いろんな考え方がありますが、弾く人の時代の流行りや楽器に合わせてその流れになったんだろうと思います。

その一方で、古楽器、ピリオド(時代)楽器を専門に使う演奏家も増えてきました。
実際に弾かせてもらうと、発音のタイミングや自然につくイントネーションが現代の楽器とは違います。

ポンっとはじくように鳴り、音は消えていきます。話しかけるような感じです。
今の楽器は最初から最後まで同じ音量で弾き続けるコントロールが可能です。演説のように弾くことができます。

ここまでは右手の話ですが、左手のことに話を変えましょう。

ヴィヴラートをかけるのも、クライスラーの登場までは大事な音だけでしたし、ヴィヴラートのご先祖様は音程の幅の狭いトリルだったと言われています。

たとえば、今国内の一般的なコンクールやオーディションをバッハで受けるときは、シェリングのような弾き方が評価の大前提ということが多いと思います。これから変わるかもしれませんが。

たしかに、Zさんは「バッハの曲は響きの豊かな教会で弾かれていたんだから、それをホールで再現するためにはヴィヴラートが欠かせない」と答えていました。
また、I先生は「すべての楽器が銘器のように響くわけではないのだから、自分の楽器の弱いところは隠し味のヴィヴラートでケアすべきだ」 と仰っていました。

こういう話、言葉は沢山あります。

一方で重音の弾き方(右手)は沢山の試みがされてきました。
拍子を強調するために一気に弾く人、
バスの声部を特定の響に揃えて階層的に聴かせるためにやや分割する人、
特定の声部(パート)のつながりを大事にするために、重音を上の音から弾く人などです。

音楽に正解はないといいますが、バロックの演奏で現在もっとも重要視されているのは、イントネーションです。

現代の楽器で、古楽器のようなイントネーションを作り出す。

多くの大家のインタビューではこの言葉がでてきます。実際に、昨今リリースされる録音はそういう考慮が多く含まれています。

つまり、今楽器のお稽古をしている子達が大人になった頃にはそれが当たり前かも知れませんし、もっと沢山のやり方があるのかも知れません。

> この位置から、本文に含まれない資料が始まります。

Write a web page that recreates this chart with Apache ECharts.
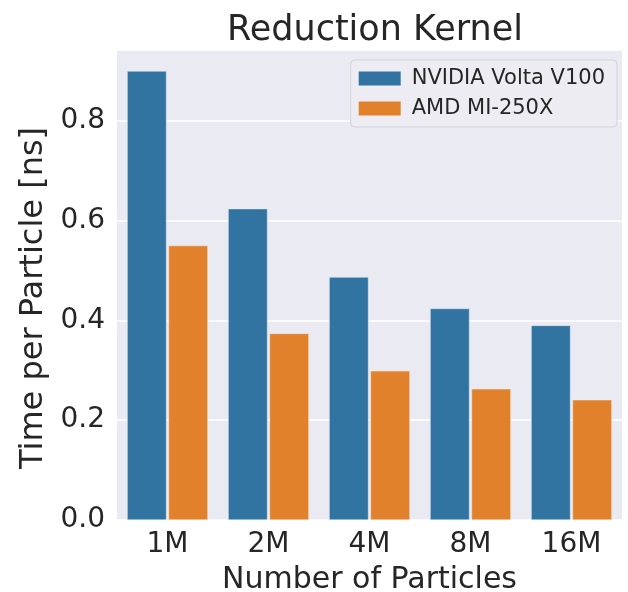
<!DOCTYPE html>
<html>
<head>
<meta charset="utf-8">
<script src="https://cdn.jsdelivr.net/npm/echarts@6/dist/echarts.min.js"></script>
<style>html,body{margin:0;padding:0;background:#fff;}#c{width:628px;height:592px;}</style>
</head>
<body>
<div id="c"></div>
<script>
const categories = ['1M', '2M', '4M', '8M', '16M'];
const nvidiaValues = [0.90, 0.624, 0.487, 0.424, 0.39];
const amdValues = [0.55, 0.374, 0.299, 0.263, 0.241];
const seriesNames = ['NVIDIA Volta V100', 'AMD MI-250X'];
const yTicks = [0, 0.2, 0.4, 0.6, 0.8];

const FONT = '"DejaVu Sans", sans-serif';
const TXT = '#262626';
const chart = echarts.init(document.getElementById('c'), null, {renderer: 'canvas'});
chart.setOption({
  animation: false,
  backgroundColor: '#ffffff',
  title: {
    text: 'Reduction Kernel',
    left: 370, top: 8, textAlign: 'center',
    textStyle: {fontFamily: FONT, fontSize: 35, fontWeight: 'normal', color: TXT}
  },
  legend: {
    data: seriesNames,
    orient: 'vertical',
    right: 11, top: 60,
    itemWidth: 42, itemHeight: 14, itemGap: 9,
    icon: 'rect',
    padding: [8, 12, 8, 8],
    backgroundColor: '#ECECF2',
    borderColor: '#D3D3D8', borderWidth: 1, borderRadius: 4,
    textStyle: {fontFamily: FONT, fontSize: 21, color: TXT, padding: [0, 0, 0, 6]},
    itemStyle: {borderWidth: 0}
  },
  grid: {left: 117, right: 6, top: 50, bottom: 72, containLabel: false,
    outerBoundsMode: 'none',
    show: true, backgroundColor: '#EAEAF2', borderWidth: 0},
  xAxis: {
    type: 'category', data: categories,
    name: 'Number of Particles', nameLocation: 'middle', nameGap: 45,
    nameTextStyle: {fontFamily: FONT, fontSize: 30, color: TXT},
    axisLine: {show: false}, axisTick: {show: false},
    axisLabel: {fontFamily: FONT, fontSize: 28, color: TXT, margin: 11},
    splitLine: {show: false}
  },
  yAxis: {
    type: 'value', min: 0, max: 0.942, interval: 0.2,
    name: 'Time per Particle [ns]', nameLocation: 'middle', nameGap: 66,
    nameTextStyle: {fontFamily: FONT, fontSize: 32, color: TXT, padding: [0, 26, 0, 0]},
    axisLine: {show: false}, axisTick: {show: false},
    axisLabel: {fontFamily: FONT, fontSize: 28, color: TXT, margin: 12,
      showMaxLabel: false,
      formatter: v => yTicks.some(t => Math.abs(t - v) < 1e-9) ? v.toFixed(1) : ''},
    splitLine: {show: true, lineStyle: {color: '#ffffff', width: 1.5}}
  },
  series: [
    {name: seriesNames[0], type: 'bar', data: nvidiaValues,
     barCategoryGap: '20%', barGap: '5%',
     itemStyle: {color: '#3274A1', borderColor: '#e8eef5', borderWidth: 0.5}},
    {name: seriesNames[1], type: 'bar', data: amdValues,
     itemStyle: {color: '#E1812C', borderColor: '#f5ece4', borderWidth: 0.5}}
  ]
});
</script>
</body>
</html>
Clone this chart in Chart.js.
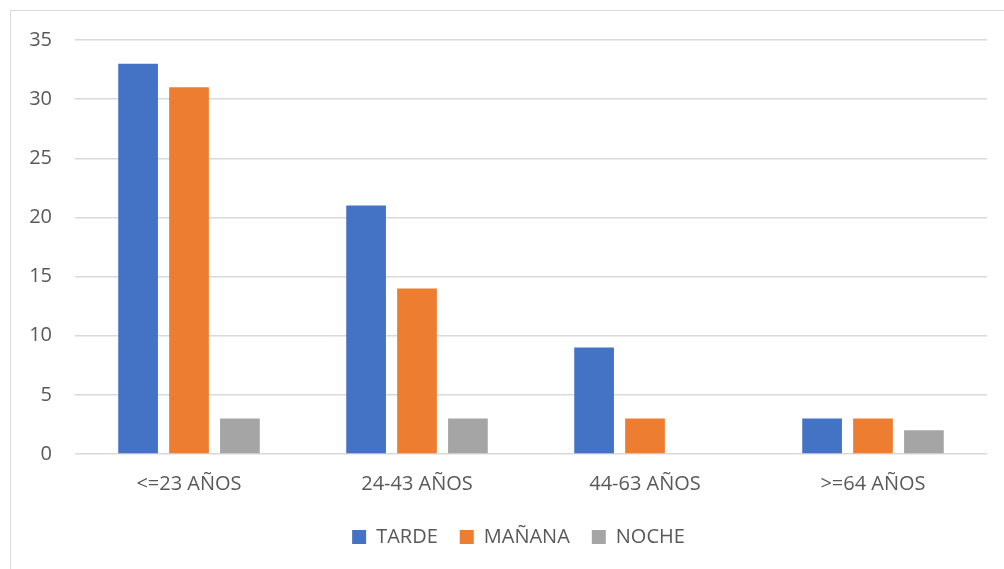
<!DOCTYPE html>
<html><head><meta charset="utf-8">
<script src="https://cdn.jsdelivr.net/npm/chart.js@4"></script>
<style>
html,body{margin:0;padding:0;background:#fff;}
#wrap{position:relative;width:1004px;height:569px;overflow:hidden;}
#frame{position:absolute;left:10px;top:10px;width:1010px;height:600px;border:1.5px solid #d9d9d9;box-sizing:border-box;}
canvas{position:absolute;left:0;top:0;}
</style></head><body>
<div id="wrap"><div id="frame"></div><canvas id="c" width="1004" height="569"></canvas></div>
<script>
const categories = ["<=23 AÑOS","24-43 AÑOS","44-63 AÑOS",">=64 AÑOS"];
const tarde = [33,21,9,3];
const manana = [31,14,3,3];
const noche = [3,3,0,2];
const seriesNames = ["TARDE","MAÑANA","NOCHE"];
const yTicks = [0,5,10,15,20,25,30,35];

const font = "'Open Sans', 'Liberation Sans', sans-serif";
const legendShift = {
  id:'legendShift',
  afterLayout(chart){ if(chart.legend){ chart.legend.left += 50; } }
};
new Chart(document.getElementById('c'), {
  type:'bar',
  data:{labels:categories,datasets:[
    {label:seriesNames[0],data:tarde,backgroundColor:'#4472C4'},
    {label:seriesNames[1],data:manana,backgroundColor:'#ED7D31'},
    {label:seriesNames[2],data:noche,backgroundColor:'#A5A5A5'}
  ]},
  plugins:[legendShift],
  options:{
    responsive:false,animation:false,
    datasets:{bar:{categoryPercentage:0.67,barPercentage:0.78}},
    layout:{padding:{top:40,right:17,left:0,bottom:12}},
    plugins:{
      tooltip:{enabled:false},
      legend:{position:'bottom',labels:{boxWidth:14,boxHeight:14,padding:22,color:'#595959',font:{family:font,size:20}}}
    },
    scales:{
      x:{grid:{display:false},border:{display:false},
         afterFit:(s)=>{s.height=51;},
         ticks:{color:'#595959',padding:10,font:{family:font,size:20}}},
      y:{min:0,max:35,afterBuildTicks:(s)=>{s.ticks=yTicks.map(v=>({value:v}));},
         afterFit:(s)=>{s.width=75;},
         grid:{color:'#d9d9d9',lineWidth:1.5,drawTicks:false},border:{display:false},
         ticks:{color:'#595959',padding:23,font:{family:font,size:20}}}
    }
  }
});
</script></body></html>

でも、ずっと変わっていないこと、今後も変わらないであろうこともあります。
弓の毛で弦を掴んで離し、楽器のボディに振動を循環させるというバイオリンの基本構造です。

弦を毛で掴む。離す。発音。

たまに飛び込みの生徒さんで、バロックの曲だと「ピリオドっぽい弾き方のお手本を見たんだろうなぁ」という方がいます。大抵、勘違いしていて弓を吊り下げてしまって弦の音しかしていなかったり、発音のタイミングがズレて左手も弾きにくそうです。

そういった自分の経験を踏まえて考えると、
習得の順序としては、現代の楽器にあったアレンジや奏法から始めて、その右手の感覚を突き詰めていって、やっとできるのが時代を考慮した弾き方なんだろうと感じています。

嗜好や好みだと思うのですが、演奏するなら、その時に自分で良い、と思うやり方を選びたいと思います。
なので、教わってきた、教える立場のときのやり方、自分で弾く時のやり方の二つを使い分ける必要性を感じているこの頃です。

長かったですねぇ(苦笑)
お読みいただいた方はありがとうございました。